Saturday, 10 May 2014

The California drought

California Experiencing Driest Year on Record, Epic Drought to Persist or Intensify Through Summer, Godzilla El Nino Waits in the Wings

9 May, 2014

8.83 inches. That’s the total average precipitation accumulation for the state of California so far for the first four months of this year. Out of the entire climate record, this paltry accumulation is less than that received during any similar period of any year since 1895.
Overall, rainfall totals throughout the state remained below 26 percent of typical levels for this time of year. And with California entering its third year of drought, the state would have to receive an average of 53 inches between now and October, more than 10 inches of rainfall each month, to break the current and very extreme ongoing drought.
May 6 drought monitor
(Drought monitor color graphic of California drought as of May 6. Tan = moderate drought. Orange = severe drought. Red = extreme drought. Dark Red = exceptional drought. Image source: Drought Monitor.)

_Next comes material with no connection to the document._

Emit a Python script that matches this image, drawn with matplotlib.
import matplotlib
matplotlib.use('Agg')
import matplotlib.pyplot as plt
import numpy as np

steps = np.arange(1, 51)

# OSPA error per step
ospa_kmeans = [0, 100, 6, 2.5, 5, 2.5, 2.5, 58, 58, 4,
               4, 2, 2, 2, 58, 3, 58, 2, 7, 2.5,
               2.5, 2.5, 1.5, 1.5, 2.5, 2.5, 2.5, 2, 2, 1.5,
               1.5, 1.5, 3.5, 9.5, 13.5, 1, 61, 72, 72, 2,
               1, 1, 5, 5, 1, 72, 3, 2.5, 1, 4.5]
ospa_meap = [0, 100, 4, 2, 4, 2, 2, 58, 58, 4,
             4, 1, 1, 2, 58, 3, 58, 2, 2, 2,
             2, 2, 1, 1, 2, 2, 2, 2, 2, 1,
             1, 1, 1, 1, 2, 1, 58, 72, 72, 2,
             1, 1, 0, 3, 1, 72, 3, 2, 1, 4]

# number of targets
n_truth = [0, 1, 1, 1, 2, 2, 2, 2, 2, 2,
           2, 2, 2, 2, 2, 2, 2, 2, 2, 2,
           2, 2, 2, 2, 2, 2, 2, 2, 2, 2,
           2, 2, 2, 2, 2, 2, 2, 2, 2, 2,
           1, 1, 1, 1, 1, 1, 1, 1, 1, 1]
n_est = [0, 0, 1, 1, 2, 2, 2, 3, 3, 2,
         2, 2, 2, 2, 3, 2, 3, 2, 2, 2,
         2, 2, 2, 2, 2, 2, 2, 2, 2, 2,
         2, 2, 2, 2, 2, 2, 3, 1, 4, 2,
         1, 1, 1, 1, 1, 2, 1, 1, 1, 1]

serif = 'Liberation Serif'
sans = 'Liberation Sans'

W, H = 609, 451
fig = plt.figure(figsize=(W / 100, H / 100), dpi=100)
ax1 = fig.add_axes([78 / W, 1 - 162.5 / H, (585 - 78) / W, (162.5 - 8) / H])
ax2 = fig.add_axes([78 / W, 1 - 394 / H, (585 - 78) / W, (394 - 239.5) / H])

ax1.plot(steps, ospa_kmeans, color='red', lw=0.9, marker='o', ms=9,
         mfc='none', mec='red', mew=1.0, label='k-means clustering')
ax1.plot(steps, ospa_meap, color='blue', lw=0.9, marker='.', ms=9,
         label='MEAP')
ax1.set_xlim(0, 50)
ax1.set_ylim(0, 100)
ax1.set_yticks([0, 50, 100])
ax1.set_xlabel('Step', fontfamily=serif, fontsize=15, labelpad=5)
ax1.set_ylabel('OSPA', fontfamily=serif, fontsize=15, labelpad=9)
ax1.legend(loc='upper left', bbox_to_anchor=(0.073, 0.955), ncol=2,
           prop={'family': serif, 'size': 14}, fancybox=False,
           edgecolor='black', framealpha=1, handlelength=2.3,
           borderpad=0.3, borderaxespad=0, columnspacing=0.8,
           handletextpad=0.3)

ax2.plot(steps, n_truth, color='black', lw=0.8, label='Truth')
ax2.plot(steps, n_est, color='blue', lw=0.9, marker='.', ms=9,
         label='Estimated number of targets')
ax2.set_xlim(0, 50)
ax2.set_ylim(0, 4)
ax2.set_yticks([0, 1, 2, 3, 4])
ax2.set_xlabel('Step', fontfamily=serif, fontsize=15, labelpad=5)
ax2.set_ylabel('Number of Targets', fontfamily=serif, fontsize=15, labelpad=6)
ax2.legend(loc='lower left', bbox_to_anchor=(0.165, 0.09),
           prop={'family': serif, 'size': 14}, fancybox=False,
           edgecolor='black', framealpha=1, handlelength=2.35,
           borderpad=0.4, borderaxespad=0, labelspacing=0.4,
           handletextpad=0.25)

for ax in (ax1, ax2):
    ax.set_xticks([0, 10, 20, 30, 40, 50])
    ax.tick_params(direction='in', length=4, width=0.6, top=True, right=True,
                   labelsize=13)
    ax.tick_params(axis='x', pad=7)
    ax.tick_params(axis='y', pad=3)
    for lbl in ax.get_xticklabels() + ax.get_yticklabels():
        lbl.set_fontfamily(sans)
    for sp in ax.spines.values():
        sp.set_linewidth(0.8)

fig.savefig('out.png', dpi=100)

As of late April, the drought had expanded to cover every corner of the state leaving not an inch of this critical agricultural region untouched. Drought continued to intensify, bringing with it water stress, cracked soil, crashing reservoirs and heavy strains to farms, businesses, cities and individuals. By May 6, fully 77 percent of California stifled under severe or extreme drought conditions.
The drought has become so severe that water-strapped cities like Santa Cruz have resorted to the most dire measures, including rationing, to husband dwindling water supplies. Last week, the city, which depends on some of the most vulnerable and thinly-stretched water resources in the state, announced a number of severe fines to water consumers exceeding assigned usage levels. The fines could quickly double, triple, or even quadruple water costs for any non-farm water consumer within the city.

Across the State, various desperate water conservation regimes have been put in place with the Federal Government announcing earlier this year that it would be forced to stop water allocations to farmers in an unprecedented move to stave off further declines in stores.


US Seasonal Drought Outlook
(US Seasonal Drought Outlook. Image source: CPC.)


Unfortunately, the persistent high pressure blocking pattern off the US West Coast, which has hovered in the same region for more than a year, remains in place even as it continues to deflect rain-bearing storms north toward the Washington and Canadian coasts.
This pattern — arising from a set of abnormal atmospheric conditions including added heating through human-caused warming and a Jet Stream that has the tendency to become stuck more and more often as sea ice erodes — results in a high likelihood that drought will remain or intensify for California and much of the US Southwest throughout this summer.
Climate Prediction Center analysis, shown above, projects that the current California drought will persist or worsen for the entire state through at least July 31rst. If relief does come, it will arrive many months from now. For the most likely chance for a change in the weather doesn’t appear until fall and winter of 2014. And this potential brings with it the risk for a radical switch to yet another damaging climate extreme.
Hoping For El Nino is Like Praying to Godzilla

Yesterday’s report from NOAA indicating a near 80 percent chance of El Nino by the end of this year provided some hope for additional rainfall after what is expected to be a very dry and difficult summer. But given current atmospheric conditions, the El Nino event would have to be in the moderate-to-strong range to both overcome what is a demonically persistent blocking pattern and to deliver enough moisture to make up the severe rainfall deficit. Anything less would be too weak to cure the current drought. But something stronger may well kill the patient.
Unfortunately, there remains a substantial risk that the 2014-2015 El Nino event could be a Godzilla of a thing — a monstrous outburst of the extreme ocean heat storage of the past 16 years that Dr. Kevin Trenberth has warned could well come back to haunt us. A record high ocean heat content that is out there, lurking in the Pacific Ocean even now. And it’s the potential that this heat will hit the surface with a severity rivaling or even exceeding the epic 1998 event that should well be cause for a different kind of concern.
ohc-2013
(Ocean heat content through 2013. Image source: Reanalysis of Global Ocean Heat Content.)

In such an instance, the onrush of heavy rains would be less a relief and more a switch from extreme drought to extreme flood. During the 1998 event more than 20 California counties were declared disaster areas due to the sudden deluge. But with human warming amping up the hydrological cycle by more than 6% and with such a large and vicious store of ocean heat waiting to be released, a severe El Nino at this stage might look more like an Arkstorm — an event which could dump many feet of rain over a period of weeks.
On the other hand, if the El Nino fizzles into only a minor event and that massive ocean heat store decides to lay in wait for another year or two or three, California is much more likely to remain locked in a continued multi-year dry pattern. So the best California could hope for is to thread an El Nino needle and receive a just-right moderate to strong El Nino. But with the current climate regime favoring extremes, the possibility for such a just-right occurrence is quite a bit lower than either the Godzilla or the fizzle.
In any case, both added heat and dryness are set to intensify over coming years and decades for California. This ongoing ratcheting is the direct result of human-caused climate change. A result that will either be bad or terrible depending on whether or not we decide to rapidly reduce and eliminate our greenhouse gas emissions.